# Video - Snakehead feeding!



## MediaHound (Jul 19, 2006)

Juvenile giant snakehead feeding - 






An insatiable predator that decimates anything in our ecosystem. 
It is said to feed on all kinds of fishes, frogs, insects, ducks, snakes, etc. 
It can also withstand temperature up to zero degrees. 
It can live in dirty environments such as our sewers. 
It can stay out of the water for 3-4 days crawling with their fins looking for other bodies of water. 
It is said to attack humans protecting its nest. 
This fish is prohibited, and this fish is said to taste good!


----------



## D & T (Feb 4, 2008)

Had a green one way back when. Yea dont put face over tank as they may jump out and bite, espeacilly red ones!


----------



## Rodolfo (Mar 19, 2008)

wow! that some serious way to adapt and survive (Baer Grylls) don't have nothing on it.


----------



## JBarlak (Mar 16, 2008)

i don't like them  my coworkers say they taste like chicken...


----------



## forguppies (Dec 18, 2006)

I know someone who's daughter has a 12 in long snakehead and whenever she feeds him, he bites her.


----------



## MediaHound (Jul 19, 2006)

ouch!
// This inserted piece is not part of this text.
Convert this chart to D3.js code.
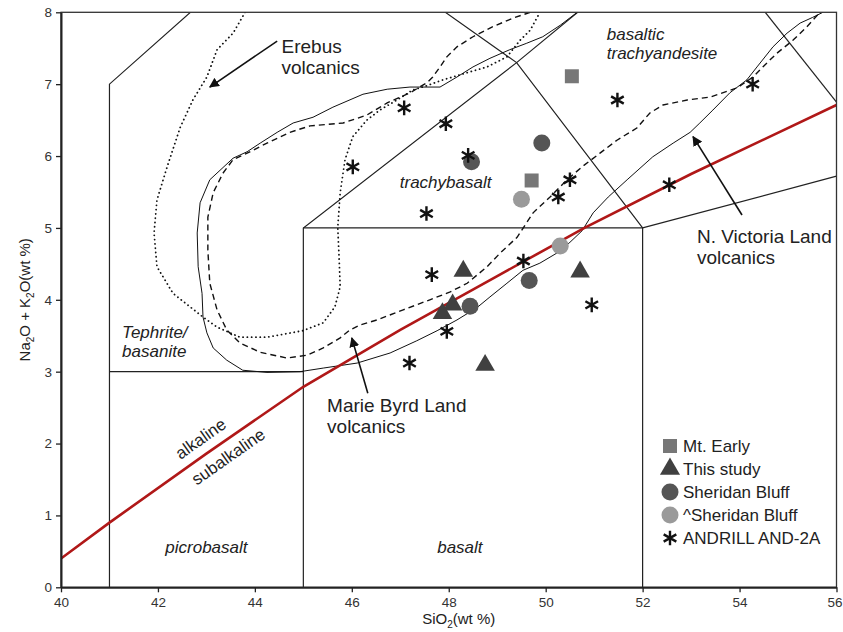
<!DOCTYPE html>
<html>
<head>
<meta charset="utf-8">
<script src="https://cdn.jsdelivr.net/npm/d3@7"></script>
<style>
  body { margin: 0; background: #fff; }
  svg { display: block; font-family: "Liberation Sans", Arial, sans-serif; }
</style>
</head>
<body>
<svg id="chart"></svg>
<script>
const width = 843;
const height = 632;

// axis ticks
const siO2Ticks = [40, 42, 44, 46, 48, 50, 52, 54, 56];
const alkaliTicks = [0, 1, 2, 3, 4, 5, 6, 7, 8];

// TAS field boundaries (SiO2, Na2O+K2O)
const fieldLines = [
  [[41, 0], [41, 7], [42.67, 8]],
  [[41, 3], [45, 3]],
  [[45, 0], [45, 5], [49.4, 7.3], [50.66, 8]],
  [[45, 5], [52, 5], [52, 0]],
  [[52, 5], [49.4, 7.3], [47.93, 8]],
  [[52, 5], [56, 5.72]],
  [[54.53, 8], [56, 6.75]]
];

// alkaline / subalkaline divide
const alkalineLine = [[40, 0.4], [41, 0.9], [43, 1.86], [45, 2.79], [47, 3.58], [49, 4.33], [50.8, 5.0], [53, 5.75], [56, 6.71]];

// volcanic province outlines
const erebus = [[43.80, 8.0], [43.55, 7.71], [43.22, 7.48], [43.01, 7.10], [42.72, 6.78], [42.46, 6.40], [42.19, 5.85],
  [41.98, 5.39], [41.92, 4.93], [41.98, 4.46], [42.31, 4.09], [42.93, 3.76], [43.22, 3.62], [43.69, 3.48], [44.25, 3.48],
  [44.99, 3.57], [45.41, 3.68], [45.65, 3.90], [45.76, 4.18], [45.74, 4.55], [45.71, 5.01], [45.76, 5.49], [45.86, 5.95],
  [46.02, 6.27], [46.31, 6.50], [46.58, 6.64], [46.93, 6.78], [47.26, 6.92], [47.51, 6.97], [47.88, 7.06], [48.38, 7.16],
  [48.79, 7.24], [49.20, 7.38], [49.47, 7.61], [49.68, 7.75], [49.88, 8.0]];

const marieByrd = [[49.68, 8.0], [49.33, 7.92], [48.91, 7.80], [48.50, 7.66], [48.17, 7.52], [47.96, 7.38], [47.82, 7.24],
  [47.67, 7.10], [47.55, 7.02], [47.20, 6.88], [46.73, 6.74], [46.31, 6.57], [45.82, 6.46], [45.14, 6.42], [44.72, 6.33],
  [44.25, 6.18], [43.84, 6.04], [43.55, 5.95], [43.34, 5.76], [43.14, 5.49], [43.03, 5.15], [43.03, 4.69], [43.07, 4.23],
  [43.22, 3.86], [43.42, 3.58], [43.69, 3.40], [44.11, 3.27], [44.66, 3.19], [45.08, 3.23], [45.41, 3.33], [45.76, 3.47],
  [45.96, 3.58], [46.17, 3.65], [46.52, 3.72], [47.06, 3.86], [47.61, 4.00], [48.03, 4.11], [48.38, 4.23], [48.79, 4.46],
  [49.06, 4.65], [49.41, 4.87], [49.74, 5.21], [50.09, 5.43], [50.44, 5.67], [50.75, 5.85], [51.12, 6.04], [51.47, 6.22],
  [51.88, 6.39], [52.15, 6.60], [52.42, 6.71], [52.92, 6.78], [53.39, 6.82], [53.95, 6.95], [54.28, 7.10], [54.48, 7.24],
  [54.77, 7.43], [55.10, 7.61], [55.39, 7.80], [55.66, 8.0]];

const victoriaLand = [[50.65, 8.0], [50.30, 7.82], [49.94, 7.66], [49.61, 7.57], [49.26, 7.48], [48.85, 7.36], [48.50, 7.24],
  [48.17, 7.10], [47.82, 6.96], [47.20, 6.96], [46.73, 6.93], [46.23, 6.86], [45.61, 6.68], [45.20, 6.54], [44.79, 6.46],
  [44.46, 6.33], [44.11, 6.18], [43.84, 6.06], [43.55, 5.97], [43.07, 5.67], [42.87, 5.35], [42.81, 4.93], [42.83, 4.46],
  [42.91, 4.09], [42.93, 3.76], [43.01, 3.54], [43.14, 3.33], [43.42, 3.16], [43.75, 3.02], [44.25, 2.99], [44.93, 3.0],
  [45.41, 3.05], [46.11, 3.12], [46.79, 3.26], [47.34, 3.43], [47.76, 3.57], [48.17, 3.72], [48.58, 3.89], [48.85, 4.04],
  [49.20, 4.23], [49.53, 4.41], [49.88, 4.51], [50.23, 4.65], [50.50, 4.80], [50.75, 4.96], [50.98, 5.21], [51.29, 5.43],
  [51.68, 5.67], [52.21, 5.99], [52.63, 6.18], [52.98, 6.33], [53.18, 6.46], [53.45, 6.64], [53.80, 6.88], [54.15, 7.06],
  [54.36, 7.24], [54.69, 7.52], [54.98, 7.71], [55.25, 7.85], [55.51, 7.93], [55.72, 8.0]];

// samples
const mtEarly = [[50.54, 7.11], [49.71, 5.66]];
const thisStudy = [[48.30, 4.40], [50.71, 4.39], [48.08, 3.93], [47.87, 3.81], [48.75, 3.09]];
const sheridanBluff = [[49.92, 6.18], [48.47, 5.92], [49.66, 4.27], [48.44, 3.91]];
const sheridanBluffAlt = [[49.50, 5.40], [50.30, 4.75]];
const andrill = [[46.02, 5.85], [47.08, 6.67], [47.94, 6.45], [48.40, 6.01], [47.54, 5.20], [50.50, 5.67], [50.26, 5.43],
  [51.48, 6.78], [54.27, 7.00], [52.55, 5.60], [47.65, 4.35], [49.54, 4.54], [50.95, 3.93], [47.96, 3.56], [47.19, 3.12]];

// labels
const fieldNames = [
  {text: ["basaltic", "trachyandesite"], at: [51.26, 7.61], anchor: "start"},
  {text: ["trachybasalt"], at: [46.99, 5.56], anchor: "start"},
  {text: ["Tephrite/", "basanite"], at: [41.26, 3.47], anchor: "start"},
  {text: ["picrobasalt"], at: [43.0, 0.48], anchor: "middle"},
  {text: ["basalt"], at: [48.23, 0.48], anchor: "middle"}
];
const provinceNotes = [
  {text: ["Erebus", "volcanics"], at: [44.55, 7.44], from: [44.46, 7.60], to: [43.07, 6.96]},
  {text: ["Marie Byrd Land", "volcanics"], at: [45.49, 2.44], from: [46.33, 2.70], to: [46.0, 3.47]},
  {text: ["N. Victoria Land", "volcanics"], at: [53.12, 4.79], from: [54.05, 5.18], to: [53.04, 6.27]}
];
const legendNames = ["Mt. Early", "This study", "Sheridan Bluff", "^Sheridan Bluff", "ANDRILL AND-2A"];

const margin = {top: 12.3, right: 6.5, bottom: 44.7, left: 61};

const x = d3.scaleLinear([40, 56], [margin.left, width - margin.right]);
const y = d3.scaleLinear([0, 8], [height - margin.bottom, margin.top]);

const svg = d3.select("#chart")
    .attr("width", width)
    .attr("height", height)
    .attr("viewBox", [0, 0, width, height]);

svg.append("defs").append("clipPath")
    .attr("id", "plot")
  .append("rect")
    .attr("x", x(40)).attr("y", y(8))
    .attr("width", x(56) - x(40)).attr("height", y(0) - y(8));

svg.select("defs").append("marker")
    .attr("id", "arrow")
    .attr("viewBox", "0 0 10 10")
    .attr("refX", 9).attr("refY", 5)
    .attr("markerWidth", 10).attr("markerHeight", 10)
    .attr("markerUnits", "userSpaceOnUse")
    .attr("orient", "auto")
  .append("path")
    .attr("d", "M0,0L10,5L0,10z")
    .attr("fill", "#111");

const line = d3.line().x(d => x(d[0])).y(d => y(d[1]));
const plot = svg.append("g").attr("clip-path", "url(#plot)");

// field boundaries
plot.append("g")
    .attr("fill", "none")
    .attr("stroke", "#222")
    .attr("stroke-width", 1.2)
  .selectAll("path")
  .data(fieldLines)
  .join("path")
    .attr("d", line);

// province outlines
const outline = (pts, dash, w) => plot.append("path")
    .attr("d", line(pts))
    .attr("fill", "none")
    .attr("stroke", "#111")
    .attr("stroke-width", w)
    .attr("stroke-linecap", dash === "dot" ? "round" : "butt")
    .attr("stroke-dasharray", dash === "dot" ? "0.1,4.2" : dash);
outline(erebus, "dot", 1.8);
outline(marieByrd, "6,4", 1.4);
outline(victoriaLand, null, 1);

plot.append("path")
    .attr("d", line(alkalineLine))
    .attr("fill", "none")
    .attr("stroke", "#b01818")
    .attr("stroke-width", 2.6);

// frame and axes
svg.append("rect")
    .attr("x", x(40)).attr("y", y(8))
    .attr("width", x(56) - x(40)).attr("height", y(0) - y(8))
    .attr("fill", "none")
    .attr("stroke", "#333")
    .attr("stroke-width", 1.3);

svg.append("g")
    .attr("transform", `translate(0,${y(0)})`)
    .call(d3.axisBottom(x).tickValues(siO2Ticks).tickSize(5).tickPadding(5).tickSizeOuter(0))
    .call(g => g.select(".domain").attr("stroke", "#222").attr("stroke-width", 2))
    .call(g => g.selectAll(".tick line").attr("stroke", "#222").attr("stroke-width", 1.3))
    .call(g => g.selectAll(".tick text").attr("font-size", 13.5).attr("fill", "#333").attr("font-family", null))
    .call(g => g.selectAll(".tick text").filter(d => d === 56).attr("dx", -2));

svg.append("g")
    .attr("transform", `translate(${x(40)},0)`)
    .call(d3.axisLeft(y).tickValues(alkaliTicks).tickSize(5).tickPadding(4).tickSizeOuter(0))
    .call(g => g.select(".domain").attr("stroke", "#222").attr("stroke-width", 2))
    .call(g => g.selectAll(".tick line").attr("stroke", "#222").attr("stroke-width", 1.3))
    .call(g => g.selectAll(".tick text").attr("font-size", 13.5).attr("fill", "#333").attr("font-family", null));

// axis titles
const xTitle = svg.append("text")
    .attr("x", (x(40) + x(56)) / 2 + 10)
    .attr("y", 624)
    .attr("text-anchor", "middle")
    .attr("font-size", 15)
    .attr("fill", "#222");
xTitle.append("tspan").text("SiO");
xTitle.append("tspan").attr("font-size", 10).attr("dy", 4).text("2");
xTitle.append("tspan").attr("dy", -4).text("(wt %)");

const yTitle = svg.append("text")
    .attr("transform", `translate(30,${(y(0) + y(8)) / 2}) rotate(-90)`)
    .attr("text-anchor", "middle")
    .attr("font-size", 15)
    .attr("fill", "#222");
yTitle.append("tspan").text("Na");
yTitle.append("tspan").attr("font-size", 10).attr("dy", 4).text("2");
yTitle.append("tspan").attr("dy", -4).text("O + K");
yTitle.append("tspan").attr("font-size", 10).attr("dy", 4).text("2");
yTitle.append("tspan").attr("dy", -4).text("O(wt %)");

// field names
svg.append("g")
    .attr("font-size", 17)
    .attr("font-style", "italic")
    .attr("fill", "#222")
  .selectAll("text")
  .data(fieldNames)
  .join("text")
    .attr("text-anchor", d => d.anchor)
    .attr("x", d => x(d.at[0]))
    .attr("y", d => y(d.at[1]))
    .each(function(d) {
      d3.select(this).selectAll("tspan")
        .data(d.text)
        .join("tspan")
          .attr("x", x(d.at[0]))
          .attr("dy", (t, i) => i ? 19 : 0)
          .text(t => t);
    });

// alkaline / subalkaline labels rotated along the divide
const angle = Math.atan2(y(2.79) - y(0.9), x(45) - x(41)) * 180 / Math.PI;
svg.append("g")
    .attr("font-size", 17)
    .attr("fill", "#222")
    .attr("text-anchor", "middle")
  .selectAll("text")
  .data([{t: "alkaline", at: [42.88, 2.07]}, {t: "subalkaline", at: [43.45, 1.82]}])
  .join("text")
    .attr("transform", d => `translate(${x(d.at[0])},${y(d.at[1])}) rotate(${angle})`)
    .attr("dy", "0.35em")
    .text(d => d.t);

// province annotations
const notes = svg.append("g");
notes.selectAll("line")
  .data(provinceNotes)
  .join("line")
    .attr("x1", d => x(d.from[0])).attr("y1", d => y(d.from[1]))
    .attr("x2", d => x(d.to[0])).attr("y2", d => y(d.to[1]))
    .attr("stroke", "#111")
    .attr("stroke-width", 1.6)
    .attr("marker-end", "url(#arrow)");
notes.selectAll("text")
  .data(provinceNotes)
  .join("text")
    .attr("font-size", 19)
    .attr("fill", "#222")
    .attr("x", d => x(d.at[0]))
    .attr("y", d => y(d.at[1]))
    .each(function(d) {
      d3.select(this).selectAll("tspan")
        .data(d.text)
        .join("tspan")
          .attr("x", x(d.at[0]))
          .attr("dy", (t, i) => i ? 21 : 0)
          .text(t => t);
    });

// sample markers
const styles = [
  {data: mtEarly, type: d3.symbolSquare, size: 196, fill: "#777"},
  {data: thisStudy, type: d3.symbolTriangle, size: 165, fill: "#404040"},
  {data: sheridanBluff, type: d3.symbolCircle, size: 227, fill: "#555"},
  {data: sheridanBluffAlt, type: d3.symbolCircle, size: 227, fill: "#9a9a9a"},
  {data: andrill, type: d3.symbolAsterisk, size: 150, stroke: "#111"}
];
const symbolPath = s => d3.symbol(s.type, s.size)();

styles.forEach(s => {
  svg.append("g")
    .selectAll("path")
    .data(s.data)
    .join("path")
      .attr("transform", d => `translate(${x(d[0])},${y(d[1])})`)
      .attr("d", symbolPath(s))
      .attr("fill", s.fill || "none")
      .attr("stroke", s.stroke || "none")
      .attr("stroke-width", s.stroke ? 2.4 : 0);
});

// legend
const legend = svg.append("g")
    .attr("transform", "translate(670,446)")
  .selectAll("g")
  .data(legendNames)
  .join("g")
    .attr("transform", (d, i) => `translate(0,${i * 23})`);
legend.append("path")
    .attr("d", (d, i) => symbolPath(i === 1 ? {...styles[i], size: 175} : styles[i]))
    .attr("fill", (d, i) => styles[i].fill || "none")
    .attr("stroke", (d, i) => styles[i].stroke || "none")
    .attr("stroke-width", (d, i) => styles[i].stroke ? 2.4 : 0);
legend.append("text")
    .attr("x", 13)
    .attr("dy", "0.35em")
    .attr("font-size", 17)
    .attr("fill", "#222")
    .text(d => d);
</script>
</body>
</html>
Isn't that what feeding tongs are for


----------



## forguppies (Dec 18, 2006)

Well, I told her to get rid that dangerous animal w/o throwing it into the wild. My guess is that she will keep it.


----------



## MrsFish (Jun 6, 2008)

now that is 1 serious fish!!


----------



## nitelife (Jul 5, 2008)

nice! he will be huge in no time.


----------



## actinicblue (Jun 15, 2008)

they start out red in color when they are very young, they grow quiet fast. i used to keep them in the jar when i was a young child in the philippines. they help the rice farmers by eating the rats and insects that would otherwise ruin their crop.


----------



## ntiggr2 (Jan 17, 2008)

Voracious critters, aren't they?! Cool video, thanks for posting it.


----------



## petlover516 (Nov 12, 2008)

wow that was so cool!


----------



## garfreak526 (Aug 15, 2009)

Cool fish I might get one.


----------



## thechief (Jan 1, 2012)

man i wish they werent illegal in California i would love one of these guys


----------



## Ecooper (Jul 3, 2012)

Cool!


----------



## zero (Mar 27, 2012)

i thought they were pretty much illegal everywhere?


----------



## navigator black (Jan 3, 2012)

They are cool beasts, but the sooner we stop buying them, the sooner pressure to shut down the aquarium hobby's imports will ease up. They are an ecological disaster in the making. 
It's one of those animals that you have to be shortsighted to buy. If you do buy one, you have to think of the end game. You will eventually have to kill it. 
And that's not cool.
A Canadian snakehead smuggler (a pet shop owner) got caught bringing some into the USA a couple of weeks ago. I think he is facing several $5000 fines and four years in the slammer.


----------



## Raymond S. (Jan 11, 2013)

Unfortunately the damage is already done. Saw a U tube on them in waterways in
Florida. Only time till they are everywhere. Eat any fish smaller than they are. Wipe
out all natural fish by eating young of fish larger than they are as well as fish that 
don't get as big as they do. If you are a fisherman then you might as well get used
to the taste of them as in 40 years they will be the only fish out there.


----------



## henrod (Sep 21, 2011)

In TN the department of wildlife says if you catch a snakehead you have to kill it upon catching it.


----------